Los expertos que lo saben todo y
siempre se preocupan por nosotros, han intentado tranquilizarnos diciendo que
los aparatos que explotaron funcionan con una tecnología muy anticuada. Aseguran
que nuestros Smartphone, de última generación, están muy por encima de los
rudimentarios “buscas” que causaron la catástrofe.
Peor nos lo ponen. Si fueron
capaces de hacer lo que hicieron con unos aparatos prácticamente obsoletos, qué
no harán con los buenos y los que están por llegar. Harán lo que les apetezca.
La historia de como hemos llegado
a esta locura es complicada. La televisión y el cine han contribuido a
banalizar la muerte y los videojuegos más todavía. También la distancia. Que el
verdugo esté alejado de la víctima supone que la sangre no le salpica y no deja
huella en su conciencia. No es igual matar con un cuchillo que con una pistola.
Y no digamos con un dron teledirigido a distancia.
Los neandertales inventaron que
se empezara a matar de otra manera que cuerpo a cuerpo. Con una lanza se podía
matar a veinte metros, con una flecha a casi doscientos y un francotirador
ucraniano acaba de batir el record matando a un soldado ruso a tres kilómetros
de distancia. Claro que eso no es nada si lo comparamos con lo que puede hacer un
piloto estadounidense con un avión no tripulado. Cuentan que Barak Obama
regresaba de jugar al golf cuando le invitaron a que presenciara la muerte de Bin
Laden en directo. La operación estaba siendo televisada y dirigida desde
Washington, a 11.000 kilómetros de distancia, por un grupo de altos mandos del
ejército reunidos en la Sala de Crisis de la Casa Blanca.
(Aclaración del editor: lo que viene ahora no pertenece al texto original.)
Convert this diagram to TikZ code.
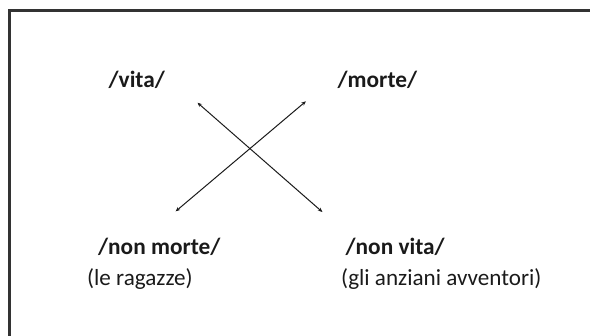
\documentclass[tikz,border=0pt]{standalone}
\usepackage{fontspec}
\setmainfont{Carlito}
\usetikzlibrary{arrows.meta}
\definecolor{frame}{HTML}{333333}
\definecolor{ink}{HTML}{1A1A1A}
\begin{document}
\begin{tikzpicture}[x=1bp,y=-1bp,
  term/.style={inner sep=0pt,anchor=base west,font=\fontsize{23.4}{27}\selectfont\bfseries,text=ink},
  gloss/.style={inner sep=0pt,anchor=base west,font=\fontsize{23.2}{27}\selectfont,text=ink},
  opp/.style={draw=ink,line width=1bp,{Stealth[length=4.5bp,width=3.8bp]}-{Stealth[length=4.5bp,width=3.8bp]}}]
  \useasboundingbox (0,0) rectangle (590,335);
  \clip (0,0) rectangle (590,335);
  % outer frame, running off the right and bottom edges
  \draw[frame,line width=2.2bp] (9.5,345) -- (9.5,10.5) -- (600,10.5);
  % the four poles of the square
  \node[term] (vita) at (108.5,87) {/vita/};
  \node[term] (morte) at (337.5,87) {/morte/};
  \node[term] (nonmorte) at (98,254) {/non morte/};
  \node[term] (nonvita) at (345.5,254) {/non vita/};
  \node[gloss] (ragazze) at (87,285) {(le ragazze)};
  \node[gloss] (avventori) at (341,285) {(gli anziani avventori)};
  % arrow ends
  \coordinate (nw) at (197.5,102.7);
  \coordinate (se) at (322.4,212);
  \coordinate (sw) at (175.7,211.3);
  \coordinate (ne) at (305.9,101.3);
  \draw[opp] (nw) -- (se);
  \draw[opp] (sw) -- (ne);
\end{tikzpicture}
\end{document}
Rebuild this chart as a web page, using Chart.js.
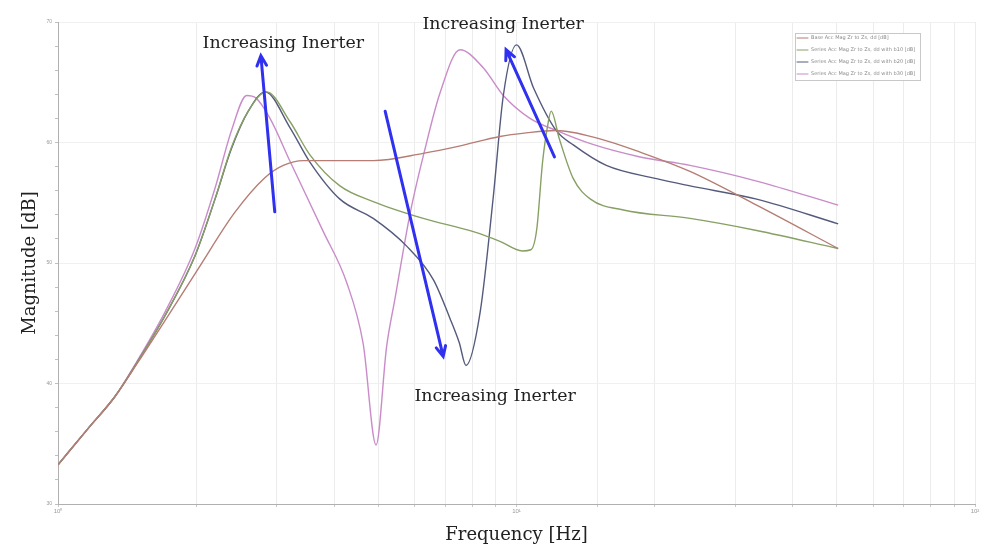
<!DOCTYPE html>
<html>
<head>
<meta charset="utf-8">
<script src="https://cdn.jsdelivr.net/npm/chart.js@4/dist/chart.umd.min.js"></script>
<style>
html,body{margin:0;padding:0;background:#fff;}
#wrap{width:989px;height:550px;position:relative;}
</style>
</head>
<body>
<div id="wrap"><canvas id="c" width="989" height="550"></canvas></div>
<script>
// ---- data (frequency in Hz, magnitude in dB) ----
const seriesLabels = [
  "Base Acc Mag Zr to Zs, dd [dB]",
  "Series Acc Mag Zr to Zs, dd with b10 [dB]",
  "Series Acc Mag Zr to Zs, dd with b20 [dB]",
  "Series Acc Mag Zr to Zs, dd with b30 [dB]"
];
const freqBase = [1, 1.165, 1.33, 1.485, 1.71, 2.02, 2.43, 2.83, 3.1, 3.43, 4.0, 4.87, 6.26, 7.5, 9.2, 10.5, 12.2, 15.2, 18.6, 23.9, 33.4, 50.3];
const magBase  = [33.25, 36.3, 38.9, 41.6, 45.2, 49.5, 54.2, 57.1, 58.1, 58.5, 58.5, 58.5, 59.1, 59.7, 60.5, 60.8, 61.0, 60.3, 59.2, 57.6, 54.8, 51.2];

const freqB10 = [1, 1.165, 1.33, 1.485, 1.71, 1.99, 2.2, 2.39, 2.6, 2.85, 3.21, 3.54, 4.12, 4.87, 6.26, 8.05, 9.2, 10.3, 10.75, 11.07, 11.4, 11.73, 11.9, 12.4, 13.3, 14.5, 17.1, 23.9, 33.4, 50.3];
const magB10  = [33.25, 36.3, 38.9, 41.7, 45.6, 50.6, 55.3, 59.6, 62.6, 64.2, 61.7, 59.0, 56.4, 55.1, 53.7, 52.6, 51.8, 51.0, 51.1, 52.8, 58.4, 61.7, 62.6, 60.3, 57.0, 55.3, 54.4, 53.7, 52.7, 51.2];

const freqB20 = [1, 1.165, 1.33, 1.485, 1.71, 1.99, 2.2, 2.39, 2.6, 2.83, 3.21, 3.54, 4.12, 4.87, 5.76, 6.59, 7.16, 7.5, 7.76, 8.33, 8.9, 9.36, 10.0, 10.9, 12.2, 13.3, 15.7, 20.2, 23.9, 33.4, 50.3];
const magB20  = [33.25, 36.3, 38.9, 41.7, 45.6, 50.6, 55.3, 59.5, 62.6, 64.2, 61.2, 58.4, 55.3, 53.7, 51.4, 48.6, 45.4, 43.4, 41.5, 45.9, 55.5, 63.9, 68.1, 64.5, 61.0, 59.8, 58.1, 57.0, 56.4, 55.3, 53.25];

const freqB30 = [1, 1.165, 1.33, 1.485, 1.71, 1.99, 2.2, 2.39, 2.58, 2.7, 2.9, 3.21, 3.79, 4.26, 4.63, 4.94, 5.21, 5.43, 5.86, 6.32, 6.81, 7.53, 8.46, 9.36, 10.7, 12.2, 14.5, 18.6, 23.9, 33.4, 50.3];
const magB30  = [33.25, 36.3, 38.9, 41.8, 45.9, 51.2, 56.2, 61.0, 63.9, 63.7, 62.0, 58.4, 52.6, 48.4, 43.3, 34.9, 43.1, 47.0, 54.1, 59.5, 64.1, 67.7, 66.2, 63.9, 62.0, 61.0, 59.9, 58.8, 58.1, 56.8, 54.8];

const xTickLabels = {1: "10⁰", 10: "10¹", 100: "10²"};
const yTickLabels = [30, 40, 50, 60, 70];

// annotations in data units: text anchor, arrow start -> arrow tip
const annoText = "Increasing Inerter";
const annoLabels = [ {f: 3.10, v: 68.2}, {f: 9.35, v: 69.8}, {f: 8.98, v: 38.9} ];
const annoArrows = [
  {f1: 2.97, v1: 54.25, f2: 2.77, v2: 67.2},
  {f1: 5.17, v1: 62.6,  f2: 6.92, v2: 42.25},
  {f1: 12.1, v1: 58.8,  f2: 9.49, v2: 67.7}
];

const colors = ["#b57d74", "#87a064", "#545a7c", "#c98cc9"];
const pairs = [[freqBase, magBase], [freqB10, magB10], [freqB20, magB20], [freqB30, magB30]];

const datasets = pairs.map((p, i) => ({
  label: seriesLabels[i],
  data: p[0].map((f, k) => ({x: f, y: p[1][k]})),
  borderColor: colors[i],
  backgroundColor: colors[i],
  borderWidth: 1.4,
  pointRadius: 0,
  cubicInterpolationMode: 'monotone',
  fill: false
}));

const SERIF = '"DejaVu Serif", "Liberation Serif", serif';

const overlay = {
  id: 'overlay',
  afterDraw(chart) {
    const ctx = chart.ctx, xs = chart.scales.x, ys = chart.scales.y, ca = chart.chartArea;
    ctx.save();
    // axis titles
    ctx.fillStyle = '#222';
    ctx.font = '18px ' + SERIF;
    ctx.textAlign = 'center';
    ctx.textBaseline = 'middle';
    ctx.fillText('Frequency [Hz]', (ca.left + ca.right) / 2, 535);
    ctx.save();
    ctx.translate(30, (ca.top + ca.bottom) / 2);
    ctx.rotate(-Math.PI / 2);
    ctx.fillText('Magnitude [dB]', 0, 0);
    ctx.restore();
    // annotation texts
    ctx.font = '17.4px ' + SERIF;
    annoLabels.forEach(a => {
      ctx.fillText(annoText, xs.getPixelForValue(a.f), ys.getPixelForValue(a.v));
    });
    // arrows
    ctx.strokeStyle = '#3030f0';
    ctx.lineWidth = 3;
    ctx.lineCap = 'round';
    annoArrows.forEach(a => {
      const x1 = xs.getPixelForValue(a.f1), y1 = ys.getPixelForValue(a.v1);
      const x2 = xs.getPixelForValue(a.f2), y2 = ys.getPixelForValue(a.v2);
      const ang = Math.atan2(y2 - y1, x2 - x1);
      ctx.beginPath();
      ctx.moveTo(x1, y1); ctx.lineTo(x2, y2);
      const L = 11, sp = 0.45;
      ctx.moveTo(x2 - L * Math.cos(ang - sp), y2 - L * Math.sin(ang - sp));
      ctx.lineTo(x2, y2);
      ctx.lineTo(x2 - L * Math.cos(ang + sp), y2 - L * Math.sin(ang + sp));
      ctx.stroke();
    });
    // legend box
    const bx = 795, by = 33, bw = 125, bh = 47;
    ctx.fillStyle = '#fff';
    ctx.fillRect(bx, by, bw, bh);
    ctx.strokeStyle = '#c8c8c8';
    ctx.lineWidth = 1;
    ctx.strokeRect(bx + 0.5, by + 0.5, bw, bh);
    ctx.font = '5px "DejaVu Sans", sans-serif';
    ctx.textAlign = 'left';
    chart.data.datasets.forEach((d, i) => {
      const ry = by + 5 + i * 12;
      ctx.strokeStyle = d.borderColor;
      ctx.lineWidth = 1;
      ctx.beginPath(); ctx.moveTo(bx + 2, ry); ctx.lineTo(bx + 13, ry); ctx.stroke();
      ctx.fillStyle = '#8a8a8a';
      ctx.fillText(d.label, bx + 16, ry);
    });
    ctx.restore();
  }
};

new Chart(document.getElementById('c'), {
  type: 'line',
  data: { datasets },
  plugins: [overlay],
  options: {
    responsive: false,
    animation: false,
    layout: { padding: { top: 22, right: 14, left: 0, bottom: 0 } },
    plugins: { legend: { display: false }, tooltip: { enabled: false } },
    scales: {
      x: {
        type: 'logarithmic', min: 1, max: 100,
        afterFit: s => { s.height = 46; },
        ticks: {
          autoSkip: false, maxRotation: 0, color: '#999',
          font: { size: 6 }, padding: 1,
          callback: v => xTickLabels[v] || ''
        },
        grid: { color: '#ececec', tickColor: '#c8c8c8', tickLength: 3 },
        border: { color: '#b0b0b0' }
      },
      y: {
        min: 30, max: 70,
        afterFit: s => { s.width = 58; },
        ticks: {
          stepSize: 2, color: '#999', font: { size: 5 }, padding: 3,
          callback: v => yTickLabels.includes(v) ? String(v) : ''
        },
        grid: {
          color: c => (c.tick && c.tick.value % 10 === 0) ? '#f0f0f0' : 'rgba(0,0,0,0)',
          tickColor: '#c0c0c0', tickLength: 3
        },
        border: { color: '#b0b0b0' }
      }
    }
  }
});
</script>
</body>
</html>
Lo ocurrido en Oriente Medio ha inaugurado
una nueva forma de matar en la que no pensábamos. Es curioso, pero apenas se
comenta. Nadie habla de que nos pueden matar con nuestro teléfono. Tal vez porque
la suerte está echada y es inútil tomar precauciones. Si llaman y lo coges
mueres y si no lo coges también. Mueres por no aceptar la llamada, sospechando
que quieren matarte, y mueres por aceptarla, para evitar que te maten. Mueres de
todas maneras. No es ciencia ficción. Acaban de demostrarlo. Han conseguido que
la muerte cambie la guadaña por el teléfono móvil porque les resulta mucho más
cómodo y más barato matarnos así que como lo venían haciendo hasta ahora.